На самом деле Уго был не большой чтец. Но он любил смотреть пьесы и представления и считал, что это почти одно и то же, что и читать.

Потом он добавил:

– Мы могли бы читать вместе.

При этих словах на них пахнуло бедой, словно морским воздухом. Они почуяли, но ничего не поняли.

Ах, если бы им довелось понять!

Жаркими летними полуднями, когда плавятся камень, дерево, головы и сам воздух, когда тяжело даже помыслить о деянии – о битве, любовной игре или преступлении, – Уго и Джиролама за чтением романов были холодны, как зимний лед, и обоих била дрожь, и оба думали одинаково, но боялись сказать.

Все сильнее и сильнее пахло морем, пахло бедой.

Ах, если бы им тут повернуть!

В один из дней Джиролама взяла книгу. В этой книге тянулись устами к устам королева Гвиневера и рыцарь Ланселот.

Ах, нет бы ей взять другую!

Медленно столкнулись взглядами Уго и Джиролама, медленно потянулись друг к другу губами.

Летняя жара плавила камни замка, одурелые птицы молчали, потому что стоило им раскрыть клюв, как туда затекала жара.

Джиролама, вскочив, бежала от Уго. Он за ней не бросился – только посмотрел вслед, а потом снова посмотрел на книгу.

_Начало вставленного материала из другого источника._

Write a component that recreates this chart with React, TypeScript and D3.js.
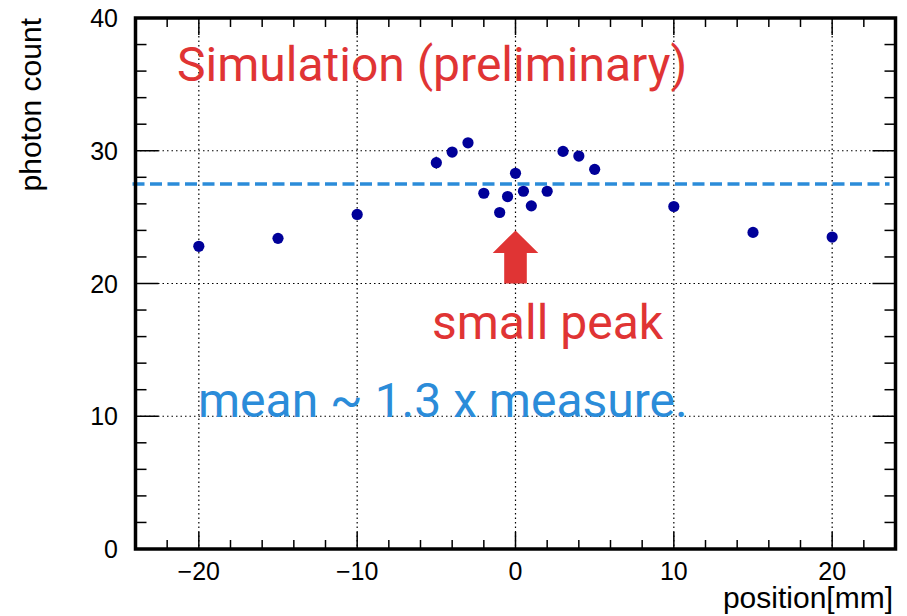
import React from "react";
import * as d3 from "d3";

const positions = [-20, -15, -10, -5, -4, -3, -2, -1, -0.5, 0, 0.5, 1, 2, 3, 4, 5, 10, 15, 20];
const photonCounts = [22.8, 23.4, 25.2, 29.1, 29.9, 30.6, 26.8, 25.35, 26.55, 28.3, 26.95, 25.85, 26.95, 29.95, 29.6, 28.6, 25.8, 23.85, 23.5];
const meanLevel = 27.5;
const xMajorTicks = [-20, -10, 0, 10, 20];
const yMajorTicks = [0, 10, 20, 30, 40];
const xTickLabels = ["\u221220", "\u221210", "0", "10", "20"];
const yTickLabels = ["0", "10", "20", "30", "40"];
const arrowPos = 0;
const arrowFrom = 20;
const arrowTo = 24;

const W = 907;
const H = 616;
const L = 135.5, R = 895.5, T = 18, B = 549;

export default function App() {
  const x = d3.scaleLinear().domain([-24, 24]).range([L, R]);
  const y = d3.scaleLinear().domain([0, 40]).range([B, T]);
  const xMinor = d3.range(-24, 24.01, 2).filter((v) => !xMajorTicks.includes(v));
  const yMinor = d3.range(0, 40.01, 2).filter((v) => !yMajorTicks.includes(v));
  const red = "#e03434";
  const blue = "#2b8cd9";
  const dot = "#000099";
  const tipY = y(arrowTo);
  const ax = x(arrowPos);
  const headBase = tipY + 22.5;
  const arrowPts = [
    [ax, tipY],
    [ax + 22.8, headBase],
    [ax + 11.3, headBase],
    [ax + 11.3, y(arrowFrom)],
    [ax - 11.3, y(arrowFrom)],
    [ax - 11.3, headBase],
    [ax - 22.8, headBase],
  ];
  const labelFont = "'Liberation Sans', Arial, Helvetica, sans-serif";
  const annFont = "Roboto, 'Noto Sans', sans-serif";

  return (
    <svg width={W} height={H} style={{ position: "absolute", left: 0, top: 0, background: "#fff" }}>
      <rect x={0} y={0} width={W} height={H} fill="#fff" />
      {/* grid */}
      {xMajorTicks.map((v) => (
        <line key={"gx" + v} x1={x(v)} x2={x(v)} y1={T} y2={B} stroke="#000" strokeWidth={1.2} strokeDasharray="1.5,3" />
      ))}
      {yMajorTicks.filter((v) => v > 0 && v < 40).map((v) => (
        <line key={"gy" + v} x1={L} x2={R} y1={y(v)} y2={y(v)} stroke="#000" strokeWidth={1.2} strokeDasharray="1.5,3" />
      ))}
      {/* ticks */}
      {xMajorTicks.map((v) => (
        <g key={"xt" + v}>
          <line x1={x(v)} x2={x(v)} y1={B} y2={B - 17} stroke="#000" strokeWidth={1.5} />
          <line x1={x(v)} x2={x(v)} y1={T} y2={T + 17} stroke="#000" strokeWidth={1.5} />
        </g>
      ))}
      {xMinor.map((v) => (
        <g key={"xm" + v}>
          <line x1={x(v)} x2={x(v)} y1={B} y2={B - 9} stroke="#000" strokeWidth={1.5} />
          <line x1={x(v)} x2={x(v)} y1={T} y2={T + 9} stroke="#000" strokeWidth={1.5} />
        </g>
      ))}
      {yMajorTicks.map((v) => (
        <g key={"yt" + v}>
          <line x1={L} x2={L + 23} y1={y(v)} y2={y(v)} stroke="#000" strokeWidth={1.5} />
          <line x1={R} x2={R - 23} y1={y(v)} y2={y(v)} stroke="#000" strokeWidth={1.5} />
        </g>
      ))}
      {yMinor.map((v) => (
        <g key={"ym" + v}>
          <line x1={L} x2={L + 11} y1={y(v)} y2={y(v)} stroke="#000" strokeWidth={1.5} />
          <line x1={R} x2={R - 11} y1={y(v)} y2={y(v)} stroke="#000" strokeWidth={1.5} />
        </g>
      ))}
      {/* mean dashed line */}
      <line x1={L - 3} x2={R - 6} y1={y(meanLevel)} y2={y(meanLevel)} stroke={blue} strokeWidth={3.5} strokeDasharray="12,5.5" />
      {/* points */}
      <line x1={x(-5)} x2={x(-5)} y1={y(photonCounts[3] + 0.45)} y2={y(photonCounts[3] - 0.45)} stroke="#000" strokeWidth={1.5} />
      {positions.map((p, i) => (
        <circle key={"pt" + i} cx={x(p)} cy={y(photonCounts[i])} r={5.6} fill={dot} />
      ))}
      {/* arrow */}
      <polygon points={arrowPts.map((p) => p.join(",")).join(" ")} fill={red} />
      {/* frame */}
      <rect x={L} y={T} width={R - L} height={B - T} fill="none" stroke="#000" strokeWidth={3.5} />
      {/* tick labels */}
      {xMajorTicks.map((v, i) => (
        <text key={"xl" + v} x={x(v)} y={580} textAnchor="middle" fontFamily={labelFont} fontSize={25} fill="#000">
          {xTickLabels[i]}
        </text>
      ))}
      {yMajorTicks.map((v, i) => (
        <text key={"yl" + v} x={118} y={y(v) + 9} textAnchor="end" fontFamily={labelFont} fontSize={25} fill="#000">
          {yTickLabels[i]}
        </text>
      ))}
      <text x={893} y={608} textAnchor="end" fontFamily={labelFont} fontSize={30} fill="#000">position[mm]</text>
      <text transform="translate(41,18) rotate(-90)" textAnchor="end" fontFamily={labelFont} fontSize={30} fill="#000">photon count</text>
      {/* annotations */}
      <text x={177} y={80.5} fontFamily={annFont} fontSize={48} fill={red}>Simulation (preliminary)</text>
      <text x={432} y={339} fontFamily={annFont} fontSize={48} fill={red}>small peak</text>
      <text x={198} y={417} fontFamily={annFont} fontSize={48} fill={blue}>mean ~ 1.3 x measure.</text>
    </svg>
  );
}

Джиролама, прибежав к себе, остановилась у зеркала. Ей казалось, что на ее губах отметина его поцелуя. Она облизала их раз, второй, потом схватила полотенце и принялась яростно оттирать, и дотерлась до того, что губы у нее потрескались и закровили. Все наставления священника, слова матери и истории о ревнивых мужьях подруг резко вспомнились ей, и она, переполненная стыдом, в ужасе от того, что чуть не совершила, стала его избегать. В большом городском замке сделать это было легко, тем более и он не искал встречи с ней.

«Мало ли других женщин, – старательно говорил себе Уго, – а это ведь жена отца. Что за глупое влечение меня повело? В нем нет никакого смысла. Лучше съезжу-ка я к Джулии Кампана. Она, конечно, для такой небольшой птицы, как я, слишком знаменитая куртизанка, однако приветливая со всеми, и дом ее полон девушек в учении. Вдруг я сближусь с какой-нибудь, которая отлично слагает подражания Вергилию, и она мне их почитает…»

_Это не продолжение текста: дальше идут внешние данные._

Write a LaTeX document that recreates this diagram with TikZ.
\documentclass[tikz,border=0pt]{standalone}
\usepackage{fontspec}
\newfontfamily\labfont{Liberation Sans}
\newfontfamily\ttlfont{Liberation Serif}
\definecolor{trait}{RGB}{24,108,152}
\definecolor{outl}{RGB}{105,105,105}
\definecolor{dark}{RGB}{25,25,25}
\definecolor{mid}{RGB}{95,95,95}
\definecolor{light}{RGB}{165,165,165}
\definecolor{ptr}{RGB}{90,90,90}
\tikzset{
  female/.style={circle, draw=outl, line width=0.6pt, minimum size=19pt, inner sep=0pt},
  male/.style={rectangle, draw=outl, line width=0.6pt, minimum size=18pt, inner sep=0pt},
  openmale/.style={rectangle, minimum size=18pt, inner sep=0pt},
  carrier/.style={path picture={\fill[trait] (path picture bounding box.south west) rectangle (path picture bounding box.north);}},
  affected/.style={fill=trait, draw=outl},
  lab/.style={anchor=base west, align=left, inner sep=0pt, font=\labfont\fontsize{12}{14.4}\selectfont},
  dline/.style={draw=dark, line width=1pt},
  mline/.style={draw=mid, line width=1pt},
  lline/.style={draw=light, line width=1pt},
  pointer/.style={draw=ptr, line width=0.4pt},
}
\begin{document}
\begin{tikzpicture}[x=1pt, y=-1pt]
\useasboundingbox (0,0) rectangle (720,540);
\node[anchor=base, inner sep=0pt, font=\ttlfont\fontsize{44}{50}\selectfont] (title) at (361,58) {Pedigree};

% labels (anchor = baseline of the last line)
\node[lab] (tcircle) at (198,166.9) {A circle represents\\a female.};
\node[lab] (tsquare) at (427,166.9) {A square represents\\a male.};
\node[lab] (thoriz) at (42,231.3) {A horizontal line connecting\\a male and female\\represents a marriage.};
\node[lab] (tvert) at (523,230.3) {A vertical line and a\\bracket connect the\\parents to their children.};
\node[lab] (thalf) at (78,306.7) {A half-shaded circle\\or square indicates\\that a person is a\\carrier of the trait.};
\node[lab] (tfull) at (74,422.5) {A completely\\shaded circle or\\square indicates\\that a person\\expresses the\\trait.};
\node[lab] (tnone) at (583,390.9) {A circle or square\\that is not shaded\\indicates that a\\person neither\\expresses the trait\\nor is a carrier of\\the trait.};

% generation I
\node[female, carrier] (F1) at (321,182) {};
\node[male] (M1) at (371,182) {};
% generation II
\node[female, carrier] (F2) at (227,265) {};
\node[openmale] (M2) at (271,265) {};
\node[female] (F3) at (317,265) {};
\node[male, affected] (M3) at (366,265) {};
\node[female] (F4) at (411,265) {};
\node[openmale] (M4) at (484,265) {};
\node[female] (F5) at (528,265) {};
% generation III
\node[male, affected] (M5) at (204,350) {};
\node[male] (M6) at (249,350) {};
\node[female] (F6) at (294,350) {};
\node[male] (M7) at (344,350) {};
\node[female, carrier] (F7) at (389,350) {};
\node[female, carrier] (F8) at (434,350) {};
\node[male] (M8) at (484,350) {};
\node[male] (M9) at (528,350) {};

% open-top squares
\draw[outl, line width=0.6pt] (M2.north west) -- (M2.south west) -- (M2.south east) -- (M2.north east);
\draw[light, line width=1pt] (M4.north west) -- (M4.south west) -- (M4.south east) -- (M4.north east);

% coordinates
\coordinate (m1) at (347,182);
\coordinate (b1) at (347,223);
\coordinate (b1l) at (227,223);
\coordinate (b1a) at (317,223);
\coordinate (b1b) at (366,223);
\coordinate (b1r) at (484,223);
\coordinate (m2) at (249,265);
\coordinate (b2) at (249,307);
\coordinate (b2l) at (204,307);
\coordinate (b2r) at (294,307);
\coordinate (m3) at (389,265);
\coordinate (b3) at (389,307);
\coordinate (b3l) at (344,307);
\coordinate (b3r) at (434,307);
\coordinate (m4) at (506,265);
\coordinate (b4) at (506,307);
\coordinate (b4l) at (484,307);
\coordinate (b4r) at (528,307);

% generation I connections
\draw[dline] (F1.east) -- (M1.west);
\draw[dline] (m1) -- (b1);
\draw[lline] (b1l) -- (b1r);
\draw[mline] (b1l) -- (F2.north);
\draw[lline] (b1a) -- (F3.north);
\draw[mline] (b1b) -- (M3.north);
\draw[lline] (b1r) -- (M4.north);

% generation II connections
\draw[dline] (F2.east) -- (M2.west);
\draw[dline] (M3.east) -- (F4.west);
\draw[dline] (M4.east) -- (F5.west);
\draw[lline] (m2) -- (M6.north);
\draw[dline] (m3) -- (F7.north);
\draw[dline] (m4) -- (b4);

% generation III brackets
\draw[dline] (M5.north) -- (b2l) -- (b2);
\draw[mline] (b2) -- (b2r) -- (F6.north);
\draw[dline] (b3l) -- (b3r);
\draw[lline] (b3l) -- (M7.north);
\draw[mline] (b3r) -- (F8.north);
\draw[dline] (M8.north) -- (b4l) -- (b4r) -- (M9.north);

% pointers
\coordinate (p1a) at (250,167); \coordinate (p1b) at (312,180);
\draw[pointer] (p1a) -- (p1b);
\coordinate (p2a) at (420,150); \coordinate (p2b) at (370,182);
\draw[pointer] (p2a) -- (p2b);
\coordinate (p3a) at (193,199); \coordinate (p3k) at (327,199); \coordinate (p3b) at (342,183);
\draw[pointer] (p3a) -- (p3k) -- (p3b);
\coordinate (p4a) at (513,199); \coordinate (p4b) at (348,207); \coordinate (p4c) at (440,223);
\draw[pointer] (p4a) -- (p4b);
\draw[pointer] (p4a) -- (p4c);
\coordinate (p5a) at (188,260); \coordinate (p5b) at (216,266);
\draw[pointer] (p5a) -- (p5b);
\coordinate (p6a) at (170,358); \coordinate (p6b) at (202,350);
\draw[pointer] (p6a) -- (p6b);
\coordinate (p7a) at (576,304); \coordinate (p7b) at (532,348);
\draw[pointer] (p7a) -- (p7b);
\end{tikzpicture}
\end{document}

Тут его мысль споткнулась тупым ударом в сердце, и он решил, что, пожалуй, не надо чтения.

Казалось даже, что обошлось. Обошлось бы зимой, осенью, весной, но летом – летом они были обречены.

Летом на Апеннинском полуострове господствовали болезни.

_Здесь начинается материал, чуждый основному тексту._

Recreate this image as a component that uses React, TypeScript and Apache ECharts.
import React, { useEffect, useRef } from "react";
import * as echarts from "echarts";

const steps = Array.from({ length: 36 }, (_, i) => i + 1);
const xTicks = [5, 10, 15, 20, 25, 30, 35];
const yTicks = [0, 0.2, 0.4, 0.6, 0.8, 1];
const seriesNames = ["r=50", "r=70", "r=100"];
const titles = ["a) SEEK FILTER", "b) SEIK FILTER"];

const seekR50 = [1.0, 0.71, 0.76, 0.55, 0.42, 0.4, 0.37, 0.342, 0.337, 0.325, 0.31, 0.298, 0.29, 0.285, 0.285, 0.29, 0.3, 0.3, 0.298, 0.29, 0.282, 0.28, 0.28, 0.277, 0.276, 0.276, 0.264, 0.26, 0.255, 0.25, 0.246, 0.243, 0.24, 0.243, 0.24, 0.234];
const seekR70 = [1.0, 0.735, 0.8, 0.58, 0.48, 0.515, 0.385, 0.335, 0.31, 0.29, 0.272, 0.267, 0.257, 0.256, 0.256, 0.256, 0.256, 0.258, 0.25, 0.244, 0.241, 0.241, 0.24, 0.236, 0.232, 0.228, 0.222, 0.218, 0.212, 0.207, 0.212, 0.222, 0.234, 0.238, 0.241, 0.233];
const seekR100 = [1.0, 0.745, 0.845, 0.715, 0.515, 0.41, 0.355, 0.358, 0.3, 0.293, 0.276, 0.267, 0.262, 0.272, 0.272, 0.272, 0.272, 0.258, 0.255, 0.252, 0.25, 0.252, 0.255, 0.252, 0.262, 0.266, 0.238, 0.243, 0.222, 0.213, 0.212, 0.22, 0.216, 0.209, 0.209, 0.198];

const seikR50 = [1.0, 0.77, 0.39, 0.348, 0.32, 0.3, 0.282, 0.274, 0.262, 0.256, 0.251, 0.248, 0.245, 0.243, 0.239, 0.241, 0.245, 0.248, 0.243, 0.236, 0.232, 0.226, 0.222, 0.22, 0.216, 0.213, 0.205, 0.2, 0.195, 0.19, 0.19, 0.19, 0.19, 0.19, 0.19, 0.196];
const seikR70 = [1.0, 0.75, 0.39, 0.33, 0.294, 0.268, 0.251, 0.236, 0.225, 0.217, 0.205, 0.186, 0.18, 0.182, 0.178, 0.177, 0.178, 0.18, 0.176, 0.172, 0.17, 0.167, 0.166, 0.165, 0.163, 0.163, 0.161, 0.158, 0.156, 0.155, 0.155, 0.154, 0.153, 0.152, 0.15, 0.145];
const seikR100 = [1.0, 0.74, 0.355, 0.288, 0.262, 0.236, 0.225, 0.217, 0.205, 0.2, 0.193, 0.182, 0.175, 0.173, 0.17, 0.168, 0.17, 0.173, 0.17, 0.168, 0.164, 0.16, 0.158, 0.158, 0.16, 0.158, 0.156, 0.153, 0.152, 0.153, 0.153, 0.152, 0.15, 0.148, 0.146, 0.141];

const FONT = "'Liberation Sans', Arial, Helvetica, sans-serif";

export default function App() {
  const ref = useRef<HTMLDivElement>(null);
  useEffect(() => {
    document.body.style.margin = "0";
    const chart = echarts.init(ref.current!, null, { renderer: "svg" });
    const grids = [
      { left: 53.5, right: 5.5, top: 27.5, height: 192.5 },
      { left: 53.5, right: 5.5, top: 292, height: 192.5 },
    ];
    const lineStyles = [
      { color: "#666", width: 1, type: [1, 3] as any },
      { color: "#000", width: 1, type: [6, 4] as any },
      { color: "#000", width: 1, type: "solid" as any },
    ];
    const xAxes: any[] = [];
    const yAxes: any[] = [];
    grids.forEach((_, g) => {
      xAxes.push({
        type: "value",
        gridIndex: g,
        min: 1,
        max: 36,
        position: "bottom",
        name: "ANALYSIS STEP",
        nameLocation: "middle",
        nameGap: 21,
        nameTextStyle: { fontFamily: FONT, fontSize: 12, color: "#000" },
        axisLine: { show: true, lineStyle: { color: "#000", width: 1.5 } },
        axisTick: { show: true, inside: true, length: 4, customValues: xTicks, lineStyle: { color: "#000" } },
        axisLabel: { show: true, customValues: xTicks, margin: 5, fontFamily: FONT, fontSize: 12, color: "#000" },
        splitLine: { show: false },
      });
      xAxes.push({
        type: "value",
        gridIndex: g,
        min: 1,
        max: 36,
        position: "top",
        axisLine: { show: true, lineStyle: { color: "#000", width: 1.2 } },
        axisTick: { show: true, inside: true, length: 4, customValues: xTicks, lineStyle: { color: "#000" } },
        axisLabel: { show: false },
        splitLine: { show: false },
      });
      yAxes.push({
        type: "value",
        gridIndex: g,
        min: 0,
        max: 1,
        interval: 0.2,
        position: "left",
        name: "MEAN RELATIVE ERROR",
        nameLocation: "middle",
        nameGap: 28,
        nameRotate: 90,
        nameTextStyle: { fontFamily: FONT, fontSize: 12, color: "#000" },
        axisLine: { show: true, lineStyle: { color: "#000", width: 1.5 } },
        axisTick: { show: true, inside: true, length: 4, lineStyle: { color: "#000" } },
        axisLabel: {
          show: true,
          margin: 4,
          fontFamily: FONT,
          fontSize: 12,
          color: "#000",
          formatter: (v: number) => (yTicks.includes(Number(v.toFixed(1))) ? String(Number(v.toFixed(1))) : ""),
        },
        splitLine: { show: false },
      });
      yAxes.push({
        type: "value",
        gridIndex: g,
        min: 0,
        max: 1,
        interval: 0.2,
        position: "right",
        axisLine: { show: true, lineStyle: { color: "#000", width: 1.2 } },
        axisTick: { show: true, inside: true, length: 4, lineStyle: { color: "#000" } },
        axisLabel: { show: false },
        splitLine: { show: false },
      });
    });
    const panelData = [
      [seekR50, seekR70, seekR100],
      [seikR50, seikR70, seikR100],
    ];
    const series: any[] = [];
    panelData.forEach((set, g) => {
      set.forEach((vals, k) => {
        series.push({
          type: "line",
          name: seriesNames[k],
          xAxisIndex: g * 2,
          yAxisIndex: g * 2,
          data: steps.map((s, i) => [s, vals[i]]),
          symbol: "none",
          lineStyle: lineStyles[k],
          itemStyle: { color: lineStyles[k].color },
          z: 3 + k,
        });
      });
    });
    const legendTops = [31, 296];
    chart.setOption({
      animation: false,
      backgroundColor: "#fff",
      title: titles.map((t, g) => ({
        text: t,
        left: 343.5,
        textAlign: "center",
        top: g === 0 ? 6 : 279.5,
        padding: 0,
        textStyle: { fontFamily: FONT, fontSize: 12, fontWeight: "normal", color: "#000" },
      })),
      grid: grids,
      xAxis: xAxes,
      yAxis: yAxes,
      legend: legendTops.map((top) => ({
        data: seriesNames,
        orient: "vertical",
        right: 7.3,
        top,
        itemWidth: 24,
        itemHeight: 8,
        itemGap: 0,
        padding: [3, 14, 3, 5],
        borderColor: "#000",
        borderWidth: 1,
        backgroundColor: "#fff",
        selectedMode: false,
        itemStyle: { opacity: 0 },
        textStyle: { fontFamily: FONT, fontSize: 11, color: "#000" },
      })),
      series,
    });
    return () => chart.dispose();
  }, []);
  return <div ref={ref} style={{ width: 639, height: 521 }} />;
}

На людей нападал огонь святого Антония. Пламя впивалось в руку или ногу, и конечность чернела, словно горелая изнутри. Человек же сам бредил, бился в корчах, плакал от боли. Монашеский орден антонианцев взял на себя обязательство врачевать эту болезнь. Вытянутый крест без верхней перекладины, в виде буквы «тау»[8], был вышит на их одеждах. Они касались почерневших конечностей без страха или отвращения, и у каждого из них была ручная пила, чтобы пилить кости.

Приходила английская потливая горячка. Она начиналась с боли, которая неспешно охватывала все тело и прочно обосновывалась в груди. Она туманила разум, и человек засыпал, и спал все больше, и больше, и никогда уже не просыпался. Людей будили, тормошили, кололи иглами и били по щекам. Все знали, что больным нельзя спать, – и спать им не давали.

Некоторые болезни были связаны с танцами. Иногда люди заболевали плясками. Самая страшная из них была пляска святого Витта. Люди иногда вставали и танцевали, танцевали, и все никак не могли остановиться, пока не падали на землю. Но даже лежа на земле, они продолжали двигать руками и ногами, изгибались и извивались, будучи не в силах прекратить танец. Ходили слухи, что так танцевали даже мертвые: этих слухов все боялись – и все им верили. Иногда плясать начинал один. Иногда плясала дюжина. Однажды было, что плясать начал весь город. Боялись, что это заразно, называли танцевальной чумой. Чтобы избавиться от пляски-смерти, требовалось станцевать, но не бог знает где, а в особом месте: перед могилой святого Витта в день его именин, что были пятнадцатого июня.

вернуться

8

Буква одновременно еврейского и греческого алфавитов, похожая на русскую «Т», только более объемная по концам. Тау-крест (без верхней перекладины) считается символом Антония Великого, в честь которого и назван госпитальный орден.